9. Il résulte des articles L. 611-6 du code de la propriété intellectuelle et L. 611-7, 1, du même code, dans sa rédaction issue de la loi n° 94-102 du 5 février 1994, que si l'inventeur est un salarié et que l'invention est faite dans le cadre de l'exécution de son contrat de travail comportant une mission inventive qui correspond à ses fonctions effectives, le droit au brevet sur cette invention appartient au seul employeur. Aucune disposition n'empêche celui-ci de céder ce droit à un tiers. Par conséquent, ayant cause du cédant, le cessionnaire qui dépose le brevet peut opposer au salarié inventeur, qui demande le transfert du brevet à son profit, la nature d'invention de mission de l'invention protégée par le brevet, sur laquelle le salarié n'a jamais détenu de droit à un titre de propriété industrielle.

10. Ayant retenu que l'invention développée par M. [O] avait la nature d'invention de mission, que le droit au brevet sur cette invention appartenait donc à la société Icare développement, que l'ensemble des actifs incorporels de cette société avaient été cédés à la société INS, laquelle avait déposé les brevets français FR 09 50127 et européen EP 2 207 154, ensuite cédés à la société Télécom Design, c'est à juste titre que la cour d'appel en a déduit que la société Télécom Design, ayant cause du premier titulaire du droit au brevet sur l'invention, était fondée à opposer son droit de propriété sur ces brevets à M. [O] pour faire échec à son action en revendication desdits brevets.
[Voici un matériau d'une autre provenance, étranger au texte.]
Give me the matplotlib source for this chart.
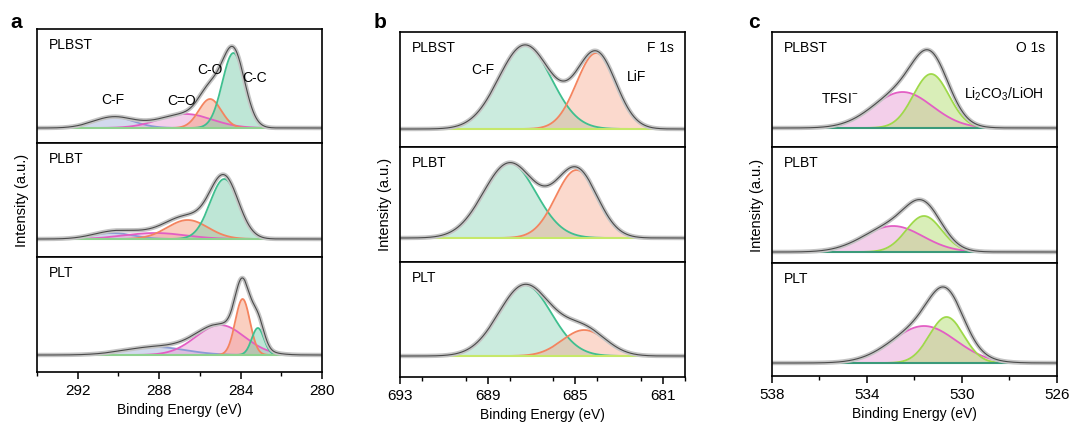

11. Le moyen n'est donc pas fondé.

PAR CES MOTIFS, la Cour :

REJETTE le pourvoi ;

Condamne M. [O] aux dépens ;

En application de l'article 700 du code de procédure civile, rejette les demandes ;

Ainsi fait et jugé par la Cour de cassation, chambre commerciale, financière et économique, et prononcé par le président en son audience publique du cinq janvier deux mille vingt-deux.